● **Data block**:

————————

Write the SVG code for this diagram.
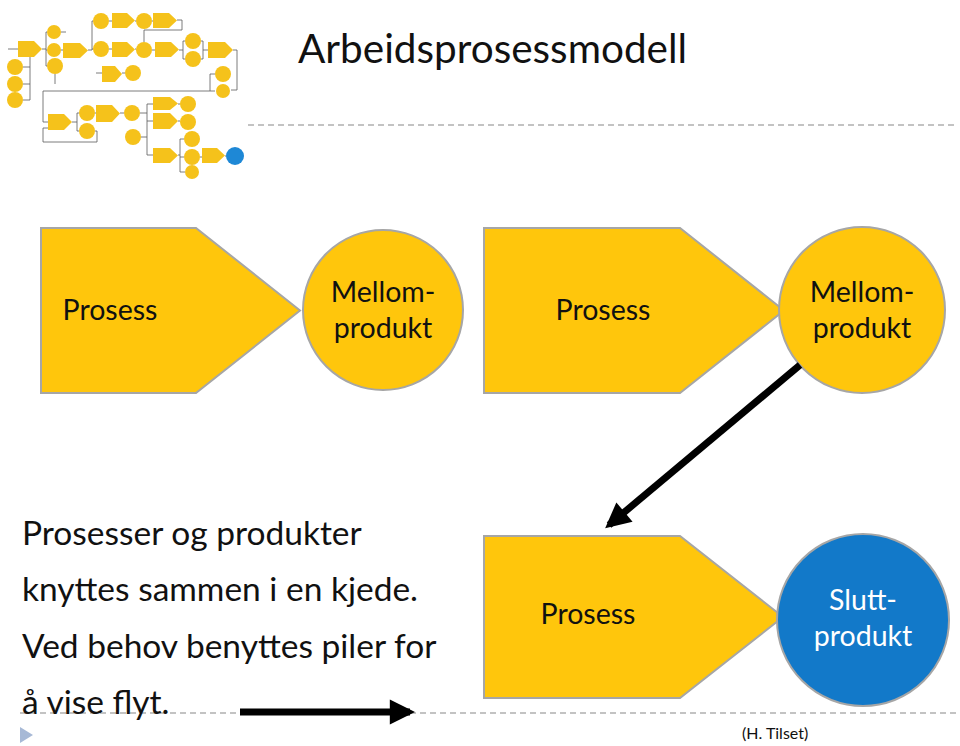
<svg xmlns="http://www.w3.org/2000/svg" width="960" height="746" viewBox="0 0 960 746">
<defs>
<style>
.bg{fill:#ffffff}
.pent{fill:#FFC60C;stroke:#A6A6A6;stroke-width:2}
.circ{fill:#FFC60C;stroke:#A6A6A6;stroke-width:2}
.blue{fill:#1279C9;stroke:#A6A6A6;stroke-width:2}
.lbl{font-family:Lato,"Open Sans","Liberation Sans",sans-serif;font-size:28.5px;fill:#111;text-anchor:middle}
.wlbl{font-family:Lato,"Open Sans","Liberation Sans",sans-serif;font-size:28.5px;fill:#ffffff;text-anchor:middle}
.title{font-family:Lato,"Open Sans","Liberation Sans",sans-serif;font-size:40.5px;fill:#111}
.body{font-family:Lato,"Open Sans","Liberation Sans",sans-serif;font-size:33.5px;fill:#111}
.credit{font-family:Lato,"Open Sans","Liberation Sans",sans-serif;font-size:16px;fill:#111}
.dash{stroke:#B0B0B0;stroke-width:1.5;stroke-dasharray:6 4;fill:none}
.conn{stroke:#000;stroke-width:7;fill:none}
.tp{fill:#F5C21B}
.tc{fill:#F5C21B}
.tb{fill:#1E88D6}
.tl{stroke:#5a5a5a;stroke-width:0.8;fill:none}
</style>
<marker id="ah" viewBox="0 0 10 10" refX="8" refY="5" markerWidth="4" markerHeight="3.6" orient="auto" markerUnits="strokeWidth">
<path d="M0,0 L10,5 L0,10 z" fill="#000"/>
</marker>
</defs>
<rect class="bg" x="0" y="0" width="960" height="746"/>

<!-- thumbnail flowchart -->
<g id="thumbnail">
<g class="tl">
<path d="M8,49 H18"/>
<path d="M42,49 H46 M46,32 V66 M46,32 H47 M46,50 H47 M46,66 H47"/>
<path d="M61,32 H66"/>
<path d="M61,50 H63"/>
<path d="M88,50 H92 M92,21 V50 M92,21 H93 M92,49 H93"/>
<path d="M109,21 H112 M135,21 H136 M152,21 H153"/>
<path d="M177,20 H182 V30 H144 V42"/>
<path d="M109,49 H112 M135,49 H136 M152,50 H155"/>
<path d="M179,50 H183 M183,41 V59 M183,41 H185 M183,59 H185"/>
<path d="M201,41 H203 M201,59 H203 M203,41 V59 M203,50 H208"/>
<path d="M233,50 H237 V90 H231"/>
<path d="M215,74 H210 V91 H215"/>
<path d="M210,91 H43 V122 H48"/>
<path d="M55,74 V84"/>
<path d="M23,67 H30 M23,84 H30 M23,100 H30 M30,57 V100"/>
<path d="M96,73 H102 M122,73 H125"/>
<path d="M72,122 H77 M77,113 V131 M77,113 H79 M77,131 H79"/>
<path d="M95,113 H96 M120,113 H124"/>
<path d="M95,131 H97 V142 H43 V128 H48"/>
<path d="M140,113 H147 M147,104 V155 M147,104 H153 M147,121 H153 M147,155 H153 M141,137 H147"/>
<path d="M178,104 H180 M178,121 H180"/>
<path d="M178,155 H180 M180,139 V172 M180,139 H184 M180,157 H184 M180,172 H185"/>
<path d="M200,157 H202 M225,156 H226"/>
</g>
<path class="tp" d="M18,41 H34 L42,49 L34,57 H18 Z"/>
<path class="tp" d="M63,43 H80 L88,50.5 L80,58 H63 Z"/>
<path class="tp" d="M112,13 H127 L135,20.5 L127,28 H112 Z"/>
<path class="tp" d="M153,13 H169 L177,20.5 L169,28 H153 Z"/>
<path class="tp" d="M112,42 H127 L135,49.5 L127,57 H112 Z"/>
<path class="tp" d="M155,42 H171 L179,49.5 L171,57 H155 Z"/>
<path class="tp" d="M208,42 H225 L233,50 L225,58 H208 Z"/>
<path class="tp" d="M102,66 H115 L122,74 L115,82 H102 Z"/>
<path class="tp" d="M48,114 H64 L72,122 L64,130 H48 Z"/>
<path class="tp" d="M96,105 H112 L120,113.5 L112,122 H96 Z"/>
<path class="tp" d="M153,97 H170 L178,103.5 L170,110 H153 Z"/>
<path class="tp" d="M153,113 H170 L178,121 L170,129 H153 Z"/>
<path class="tp" d="M153,148 H170 L178,155.5 L170,163 H153 Z"/>
<path class="tp" d="M202,148 H217 L225,155.5 L217,163 H202 Z"/>
<circle class="tc" cx="54" cy="32" r="7"/>
<circle class="tc" cx="54" cy="50" r="7"/>
<circle class="tc" cx="55" cy="66" r="8"/>
<circle class="tc" cx="101" cy="21" r="8"/>
<circle class="tc" cx="144" cy="21" r="8"/>
<circle class="tc" cx="101" cy="49" r="8"/>
<circle class="tc" cx="144" cy="50" r="8"/>
<circle class="tc" cx="193" cy="41" r="8"/>
<circle class="tc" cx="193" cy="59" r="8"/>
<circle class="tc" cx="223" cy="74" r="8"/>
<circle class="tc" cx="223" cy="91" r="7"/>
<circle class="tc" cx="15" cy="67" r="8"/>
<circle class="tc" cx="15" cy="84" r="8"/>
<circle class="tc" cx="15" cy="100" r="8"/>
<circle class="tc" cx="133" cy="73" r="8"/>
<circle class="tc" cx="87" cy="113" r="8"/>
<circle class="tc" cx="87" cy="131" r="8"/>
<circle class="tc" cx="132" cy="113" r="8"/>
<circle class="tc" cx="133" cy="137" r="8"/>
<circle class="tc" cx="188" cy="104" r="8"/>
<circle class="tc" cx="188" cy="122" r="8"/>
<circle class="tc" cx="192" cy="139" r="8"/>
<circle class="tc" cx="192" cy="157" r="8"/>
<circle class="tc" cx="192" cy="172" r="7"/>
<circle class="tb" cx="235" cy="156" r="9"/>
</g>

<text class="title" x="298" y="63">Arbeidsprosessmodell</text>
<path class="dash" d="M248,125 H958"/>
<path class="dash" d="M20,713 H958"/>
<path d="M20,727 L33,735 L20,743 Z" fill="#A7B9D6"/>

<g id="prosess1">
<path class="pent" d="M41,228 H196 L300,310.5 L196,393 H41 Z"/>
<text class="lbl" x="110" y="320">Prosess</text>
</g>
<g id="mellomprodukt1">
<circle class="circ" cx="383" cy="310" r="80"/>
<text class="lbl" x="383" y="302">Mellom-</text>
<text class="lbl" x="383" y="338">produkt</text>
</g>
<g id="prosess2">
<path class="pent" d="M484,228 H680 L784,310.5 L680,393 H484 Z"/>
<text class="lbl" x="603" y="320">Prosess</text>
</g>
<g id="mellomprodukt2">
<circle class="circ" cx="862" cy="310" r="83"/>
<text class="lbl" x="862" y="302">Mellom-</text>
<text class="lbl" x="862" y="338">produkt</text>
</g>
<g id="prosess3">
<path class="pent" d="M484,536 H680 L783,617 L680,698 H484 Z"/>
<text class="lbl" x="588" y="624">Prosess</text>
</g>
<g id="sluttprodukt">
<circle class="blue" cx="863" cy="620" r="86"/>
<text class="wlbl" x="863" y="610">Slutt-</text>
<text class="wlbl" x="863" y="646">produkt</text>
</g>

<g id="connectors">
<path class="conn" d="M800,365 L609,525" marker-end="url(#ah)"/>
<path class="conn" d="M240,712 L410,712" marker-end="url(#ah)"/>
</g>

<g id="bodytext">
<text class="body" x="22" y="545">Prosesser og produkter</text>
<text class="body" x="22" y="601">knyttes sammen i en kjede.</text>
<text class="body" x="22" y="658">Ved behov benyttes piler for</text>
<text class="body" x="22" y="714">å vise flyt.</text>
</g>
<text class="credit" x="742" y="739">(H. Tilset)</text>
</svg>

————————

● **Your task**: Give an exact copy of the material, leaving out every picture.

● **Reply to the exercise**:
Write the SVG code for this diagram.
<svg xmlns="http://www.w3.org/2000/svg" width="960" height="746" viewBox="0 0 960 746">
<defs>
<style>
.bg{fill:#ffffff}
.pent{fill:#FFC60C;stroke:#A6A6A6;stroke-width:2}
.circ{fill:#FFC60C;stroke:#A6A6A6;stroke-width:2}
.blue{fill:#1279C9;stroke:#A6A6A6;stroke-width:2}
.lbl{font-family:Lato,"Open Sans","Liberation Sans",sans-serif;font-size:28.5px;fill:#111;text-anchor:middle}
.wlbl{font-family:Lato,"Open Sans","Liberation Sans",sans-serif;font-size:28.5px;fill:#ffffff;text-anchor:middle}
.title{font-family:Lato,"Open Sans","Liberation Sans",sans-serif;font-size:40.5px;fill:#111}
.body{font-family:Lato,"Open Sans","Liberation Sans",sans-serif;font-size:33.5px;fill:#111}
.credit{font-family:Lato,"Open Sans","Liberation Sans",sans-serif;font-size:16px;fill:#111}
.dash{stroke:#B0B0B0;stroke-width:1.5;stroke-dasharray:6 4;fill:none}
.conn{stroke:#000;stroke-width:7;fill:none}
.tp{fill:#F5C21B}
.tc{fill:#F5C21B}
.tb{fill:#1E88D6}
.tl{stroke:#5a5a5a;stroke-width:0.8;fill:none}
</style>
<marker id="ah" viewBox="0 0 10 10" refX="8" refY="5" markerWidth="4" markerHeight="3.6" orient="auto" markerUnits="strokeWidth">
<path d="M0,0 L10,5 L0,10 z" fill="#000"/>
</marker>
</defs>
<rect class="bg" x="0" y="0" width="960" height="746"/>

<!-- thumbnail flowchart -->
<g id="thumbnail">
<g class="tl">
<path d="M8,49 H18"/>
<path d="M42,49 H46 M46,32 V66 M46,32 H47 M46,50 H47 M46,66 H47"/>
<path d="M61,32 H66"/>
<path d="M61,50 H63"/>
<path d="M88,50 H92 M92,21 V50 M92,21 H93 M92,49 H93"/>
<path d="M109,21 H112 M135,21 H136 M152,21 H153"/>
<path d="M177,20 H182 V30 H144 V42"/>
<path d="M109,49 H112 M135,49 H136 M152,50 H155"/>
<path d="M179,50 H183 M183,41 V59 M183,41 H185 M183,59 H185"/>
<path d="M201,41 H203 M201,59 H203 M203,41 V59 M203,50 H208"/>
<path d="M233,50 H237 V90 H231"/>
<path d="M215,74 H210 V91 H215"/>
<path d="M210,91 H43 V122 H48"/>
<path d="M55,74 V84"/>
<path d="M23,67 H30 M23,84 H30 M23,100 H30 M30,57 V100"/>
<path d="M96,73 H102 M122,73 H125"/>
<path d="M72,122 H77 M77,113 V131 M77,113 H79 M77,131 H79"/>
<path d="M95,113 H96 M120,113 H124"/>
<path d="M95,131 H97 V142 H43 V128 H48"/>
<path d="M140,113 H147 M147,104 V155 M147,104 H153 M147,121 H153 M147,155 H153 M141,137 H147"/>
<path d="M178,104 H180 M178,121 H180"/>
<path d="M178,155 H180 M180,139 V172 M180,139 H184 M180,157 H184 M180,172 H185"/>
<path d="M200,157 H202 M225,156 H226"/>
</g>
<path class="tp" d="M18,41 H34 L42,49 L34,57 H18 Z"/>
<path class="tp" d="M63,43 H80 L88,50.5 L80,58 H63 Z"/>
<path class="tp" d="M112,13 H127 L135,20.5 L127,28 H112 Z"/>
<path class="tp" d="M153,13 H169 L177,20.5 L169,28 H153 Z"/>
<path class="tp" d="M112,42 H127 L135,49.5 L127,57 H112 Z"/>
<path class="tp" d="M155,42 H171 L179,49.5 L171,57 H155 Z"/>
<path class="tp" d="M208,42 H225 L233,50 L225,58 H208 Z"/>
<path class="tp" d="M102,66 H115 L122,74 L115,82 H102 Z"/>
<path class="tp" d="M48,114 H64 L72,122 L64,130 H48 Z"/>
<path class="tp" d="M96,105 H112 L120,113.5 L112,122 H96 Z"/>
<path class="tp" d="M153,97 H170 L178,103.5 L170,110 H153 Z"/>
<path class="tp" d="M153,113 H170 L178,121 L170,129 H153 Z"/>
<path class="tp" d="M153,148 H170 L178,155.5 L170,163 H153 Z"/>
<path class="tp" d="M202,148 H217 L225,155.5 L217,163 H202 Z"/>
<circle class="tc" cx="54" cy="32" r="7"/>
<circle class="tc" cx="54" cy="50" r="7"/>
<circle class="tc" cx="55" cy="66" r="8"/>
<circle class="tc" cx="101" cy="21" r="8"/>
<circle class="tc" cx="144" cy="21" r="8"/>
<circle class="tc" cx="101" cy="49" r="8"/>
<circle class="tc" cx="144" cy="50" r="8"/>
<circle class="tc" cx="193" cy="41" r="8"/>
<circle class="tc" cx="193" cy="59" r="8"/>
<circle class="tc" cx="223" cy="74" r="8"/>
<circle class="tc" cx="223" cy="91" r="7"/>
<circle class="tc" cx="15" cy="67" r="8"/>
<circle class="tc" cx="15" cy="84" r="8"/>
<circle class="tc" cx="15" cy="100" r="8"/>
<circle class="tc" cx="133" cy="73" r="8"/>
<circle class="tc" cx="87" cy="113" r="8"/>
<circle class="tc" cx="87" cy="131" r="8"/>
<circle class="tc" cx="132" cy="113" r="8"/>
<circle class="tc" cx="133" cy="137" r="8"/>
<circle class="tc" cx="188" cy="104" r="8"/>
<circle class="tc" cx="188" cy="122" r="8"/>
<circle class="tc" cx="192" cy="139" r="8"/>
<circle class="tc" cx="192" cy="157" r="8"/>
<circle class="tc" cx="192" cy="172" r="7"/>
<circle class="tb" cx="235" cy="156" r="9"/>
</g>

<text class="title" x="298" y="63">Arbeidsprosessmodell</text>
<path class="dash" d="M248,125 H958"/>
<path class="dash" d="M20,713 H958"/>
<path d="M20,727 L33,735 L20,743 Z" fill="#A7B9D6"/>

<g id="prosess1">
<path class="pent" d="M41,228 H196 L300,310.5 L196,393 H41 Z"/>
<text class="lbl" x="110" y="320">Prosess</text>
</g>
<g id="mellomprodukt1">
<circle class="circ" cx="383" cy="310" r="80"/>
<text class="lbl" x="383" y="302">Mellom-</text>
<text class="lbl" x="383" y="338">produkt</text>
</g>
<g id="prosess2">
<path class="pent" d="M484,228 H680 L784,310.5 L680,393 H484 Z"/>
<text class="lbl" x="603" y="320">Prosess</text>
</g>
<g id="mellomprodukt2">
<circle class="circ" cx="862" cy="310" r="83"/>
<text class="lbl" x="862" y="302">Mellom-</text>
<text class="lbl" x="862" y="338">produkt</text>
</g>
<g id="prosess3">
<path class="pent" d="M484,536 H680 L783,617 L680,698 H484 Z"/>
<text class="lbl" x="588" y="624">Prosess</text>
</g>
<g id="sluttprodukt">
<circle class="blue" cx="863" cy="620" r="86"/>
<text class="wlbl" x="863" y="610">Slutt-</text>
<text class="wlbl" x="863" y="646">produkt</text>
</g>

<g id="connectors">
<path class="conn" d="M800,365 L609,525" marker-end="url(#ah)"/>
<path class="conn" d="M240,712 L410,712" marker-end="url(#ah)"/>
</g>

<g id="bodytext">
<text class="body" x="22" y="545">Prosesser og produkter</text>
<text class="body" x="22" y="601">knyttes sammen i en kjede.</text>
<text class="body" x="22" y="658">Ved behov benyttes piler for</text>
<text class="body" x="22" y="714">å vise flyt.</text>
</g>
<text class="credit" x="742" y="739">(H. Tilset)</text>
</svg>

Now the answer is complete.